#### Job:
Wherever the word "this" appears in a line, extract that line.

#### Material:
____

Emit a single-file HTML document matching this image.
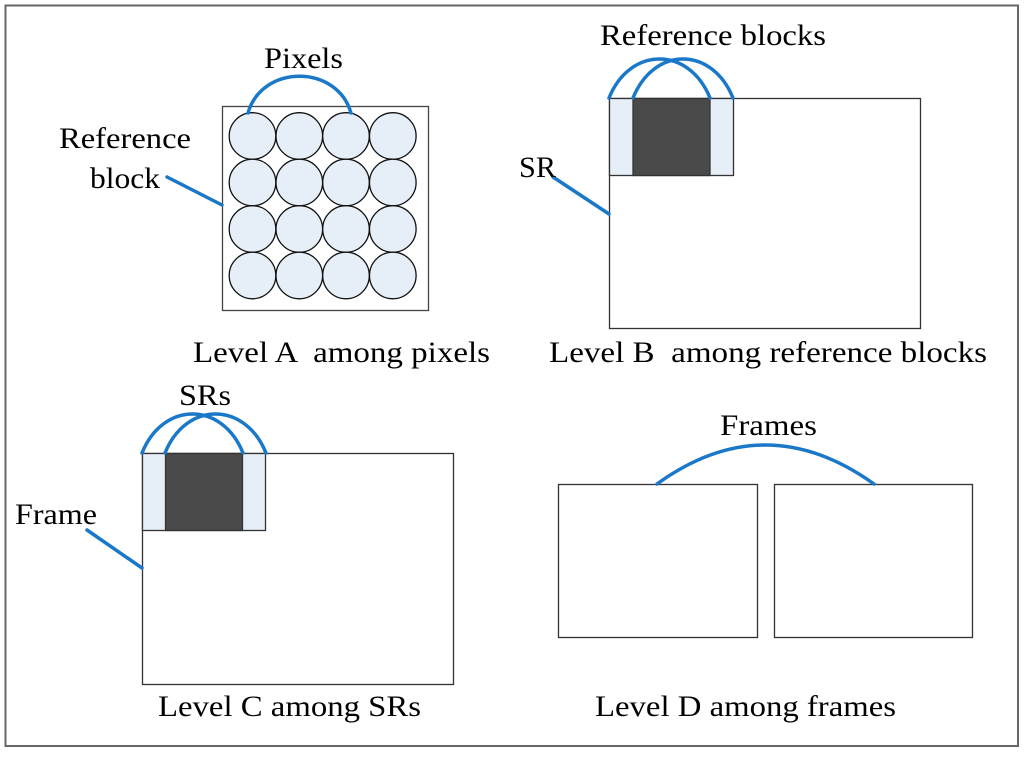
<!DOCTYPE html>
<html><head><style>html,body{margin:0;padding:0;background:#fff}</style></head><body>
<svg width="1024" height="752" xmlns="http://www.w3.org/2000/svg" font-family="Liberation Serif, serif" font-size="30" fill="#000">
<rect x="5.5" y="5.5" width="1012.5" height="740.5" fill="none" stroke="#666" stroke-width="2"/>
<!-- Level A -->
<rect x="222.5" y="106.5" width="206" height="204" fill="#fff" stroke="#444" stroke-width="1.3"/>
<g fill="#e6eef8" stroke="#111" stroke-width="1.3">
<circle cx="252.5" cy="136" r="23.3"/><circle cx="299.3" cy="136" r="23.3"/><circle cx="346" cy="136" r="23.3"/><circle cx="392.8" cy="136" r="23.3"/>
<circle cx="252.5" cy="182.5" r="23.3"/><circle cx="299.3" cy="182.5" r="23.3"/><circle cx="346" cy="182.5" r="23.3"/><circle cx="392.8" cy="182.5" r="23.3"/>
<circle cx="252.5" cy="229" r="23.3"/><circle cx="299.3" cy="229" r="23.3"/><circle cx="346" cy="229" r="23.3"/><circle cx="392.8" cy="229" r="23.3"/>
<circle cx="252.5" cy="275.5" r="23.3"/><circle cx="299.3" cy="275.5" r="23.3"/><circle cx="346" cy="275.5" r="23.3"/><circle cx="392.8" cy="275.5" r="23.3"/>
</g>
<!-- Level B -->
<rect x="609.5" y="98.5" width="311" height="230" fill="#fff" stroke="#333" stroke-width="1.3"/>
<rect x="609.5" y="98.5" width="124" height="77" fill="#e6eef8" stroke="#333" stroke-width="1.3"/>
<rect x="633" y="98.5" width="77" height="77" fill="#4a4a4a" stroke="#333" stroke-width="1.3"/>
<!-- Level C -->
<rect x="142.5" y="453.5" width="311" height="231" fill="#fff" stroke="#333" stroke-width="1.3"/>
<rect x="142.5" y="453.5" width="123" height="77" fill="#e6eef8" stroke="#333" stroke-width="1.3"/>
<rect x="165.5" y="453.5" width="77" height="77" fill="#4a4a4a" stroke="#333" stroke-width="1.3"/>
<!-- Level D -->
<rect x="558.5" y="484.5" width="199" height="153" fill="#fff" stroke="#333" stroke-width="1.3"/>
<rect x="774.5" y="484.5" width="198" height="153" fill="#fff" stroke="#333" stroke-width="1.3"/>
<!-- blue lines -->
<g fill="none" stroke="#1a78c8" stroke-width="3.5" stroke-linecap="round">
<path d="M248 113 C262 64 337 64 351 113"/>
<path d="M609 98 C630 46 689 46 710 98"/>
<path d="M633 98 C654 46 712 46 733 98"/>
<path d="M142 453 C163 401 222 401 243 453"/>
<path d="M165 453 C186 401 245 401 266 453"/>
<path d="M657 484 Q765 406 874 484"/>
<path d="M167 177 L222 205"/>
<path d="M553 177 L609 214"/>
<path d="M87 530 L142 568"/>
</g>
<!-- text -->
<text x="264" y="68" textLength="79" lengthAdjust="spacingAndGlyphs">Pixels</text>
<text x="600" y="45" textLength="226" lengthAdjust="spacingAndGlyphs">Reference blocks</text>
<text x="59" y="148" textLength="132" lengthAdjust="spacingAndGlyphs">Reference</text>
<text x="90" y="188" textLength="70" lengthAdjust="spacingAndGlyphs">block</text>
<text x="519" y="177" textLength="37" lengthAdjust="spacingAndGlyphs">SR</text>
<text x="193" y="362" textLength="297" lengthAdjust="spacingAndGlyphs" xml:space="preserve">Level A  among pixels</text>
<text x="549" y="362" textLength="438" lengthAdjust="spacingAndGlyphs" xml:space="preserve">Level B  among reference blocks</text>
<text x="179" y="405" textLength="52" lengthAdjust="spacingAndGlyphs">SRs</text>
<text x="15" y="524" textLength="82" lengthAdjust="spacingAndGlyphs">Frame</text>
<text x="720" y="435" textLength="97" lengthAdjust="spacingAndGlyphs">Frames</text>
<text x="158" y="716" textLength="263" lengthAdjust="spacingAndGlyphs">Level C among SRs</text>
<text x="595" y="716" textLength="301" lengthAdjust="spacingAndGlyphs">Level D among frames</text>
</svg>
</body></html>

____

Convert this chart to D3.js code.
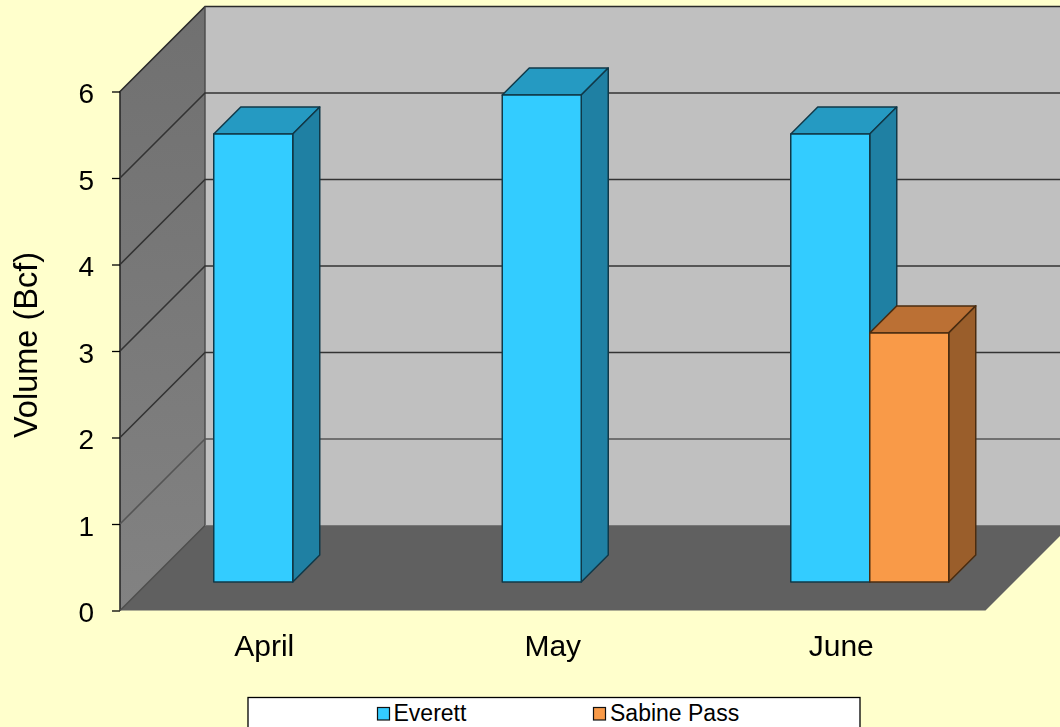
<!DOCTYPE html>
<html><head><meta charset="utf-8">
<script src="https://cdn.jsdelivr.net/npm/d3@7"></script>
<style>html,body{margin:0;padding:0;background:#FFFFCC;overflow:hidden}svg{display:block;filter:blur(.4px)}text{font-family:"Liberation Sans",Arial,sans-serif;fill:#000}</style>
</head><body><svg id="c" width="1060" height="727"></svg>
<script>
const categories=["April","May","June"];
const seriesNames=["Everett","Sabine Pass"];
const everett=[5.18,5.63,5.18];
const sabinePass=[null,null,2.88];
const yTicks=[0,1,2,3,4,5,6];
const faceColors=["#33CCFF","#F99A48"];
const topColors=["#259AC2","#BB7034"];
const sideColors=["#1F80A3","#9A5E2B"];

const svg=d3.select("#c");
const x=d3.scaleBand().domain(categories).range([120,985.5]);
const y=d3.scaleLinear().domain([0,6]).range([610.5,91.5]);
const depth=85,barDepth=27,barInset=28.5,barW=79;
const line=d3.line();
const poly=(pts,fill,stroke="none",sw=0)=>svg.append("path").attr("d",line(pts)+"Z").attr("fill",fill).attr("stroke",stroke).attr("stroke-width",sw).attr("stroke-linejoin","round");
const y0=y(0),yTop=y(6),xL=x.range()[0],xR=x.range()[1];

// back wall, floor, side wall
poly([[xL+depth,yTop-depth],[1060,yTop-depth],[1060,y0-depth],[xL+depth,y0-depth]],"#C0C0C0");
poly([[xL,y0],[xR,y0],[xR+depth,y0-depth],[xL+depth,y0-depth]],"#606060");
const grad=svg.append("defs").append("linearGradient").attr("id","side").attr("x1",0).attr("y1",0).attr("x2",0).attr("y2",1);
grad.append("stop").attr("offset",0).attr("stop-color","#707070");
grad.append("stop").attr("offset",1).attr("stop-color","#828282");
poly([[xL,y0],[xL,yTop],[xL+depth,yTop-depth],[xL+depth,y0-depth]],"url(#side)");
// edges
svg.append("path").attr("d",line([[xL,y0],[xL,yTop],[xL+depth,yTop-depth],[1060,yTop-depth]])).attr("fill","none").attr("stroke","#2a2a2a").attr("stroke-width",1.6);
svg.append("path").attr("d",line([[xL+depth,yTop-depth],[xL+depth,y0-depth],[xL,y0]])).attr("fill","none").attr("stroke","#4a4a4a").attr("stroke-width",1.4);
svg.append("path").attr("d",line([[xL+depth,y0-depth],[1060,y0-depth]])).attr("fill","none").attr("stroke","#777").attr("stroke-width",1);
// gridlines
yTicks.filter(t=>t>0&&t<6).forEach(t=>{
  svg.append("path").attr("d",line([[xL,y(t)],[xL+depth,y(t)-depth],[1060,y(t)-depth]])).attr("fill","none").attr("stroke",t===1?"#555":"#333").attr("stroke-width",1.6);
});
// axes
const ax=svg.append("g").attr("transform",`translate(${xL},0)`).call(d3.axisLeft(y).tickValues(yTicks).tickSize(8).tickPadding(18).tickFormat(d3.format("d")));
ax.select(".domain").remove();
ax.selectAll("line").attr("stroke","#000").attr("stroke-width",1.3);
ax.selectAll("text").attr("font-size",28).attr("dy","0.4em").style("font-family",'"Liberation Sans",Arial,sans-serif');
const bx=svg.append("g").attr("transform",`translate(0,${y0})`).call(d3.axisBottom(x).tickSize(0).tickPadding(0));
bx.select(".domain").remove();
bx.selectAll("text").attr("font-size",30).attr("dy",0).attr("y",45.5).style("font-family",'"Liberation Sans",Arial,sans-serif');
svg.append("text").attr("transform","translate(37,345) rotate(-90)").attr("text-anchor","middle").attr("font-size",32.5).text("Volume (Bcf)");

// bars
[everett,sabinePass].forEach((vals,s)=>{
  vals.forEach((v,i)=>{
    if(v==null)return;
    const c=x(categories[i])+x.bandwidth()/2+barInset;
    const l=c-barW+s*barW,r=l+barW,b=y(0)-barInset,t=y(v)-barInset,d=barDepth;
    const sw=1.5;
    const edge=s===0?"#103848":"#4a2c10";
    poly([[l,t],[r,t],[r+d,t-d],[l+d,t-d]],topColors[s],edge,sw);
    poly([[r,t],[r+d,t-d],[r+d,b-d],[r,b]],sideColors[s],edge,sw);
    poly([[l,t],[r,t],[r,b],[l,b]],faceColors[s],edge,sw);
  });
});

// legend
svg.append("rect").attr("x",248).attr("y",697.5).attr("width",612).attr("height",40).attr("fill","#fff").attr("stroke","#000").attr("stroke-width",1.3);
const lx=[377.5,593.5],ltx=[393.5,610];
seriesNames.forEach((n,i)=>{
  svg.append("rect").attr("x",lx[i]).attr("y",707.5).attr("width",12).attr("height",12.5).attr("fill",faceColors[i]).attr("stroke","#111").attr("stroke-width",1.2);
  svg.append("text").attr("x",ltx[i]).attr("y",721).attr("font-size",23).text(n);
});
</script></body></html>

____

#### Correct response:
Emit a single-file HTML document matching this image.
Convert this chart to D3.js code.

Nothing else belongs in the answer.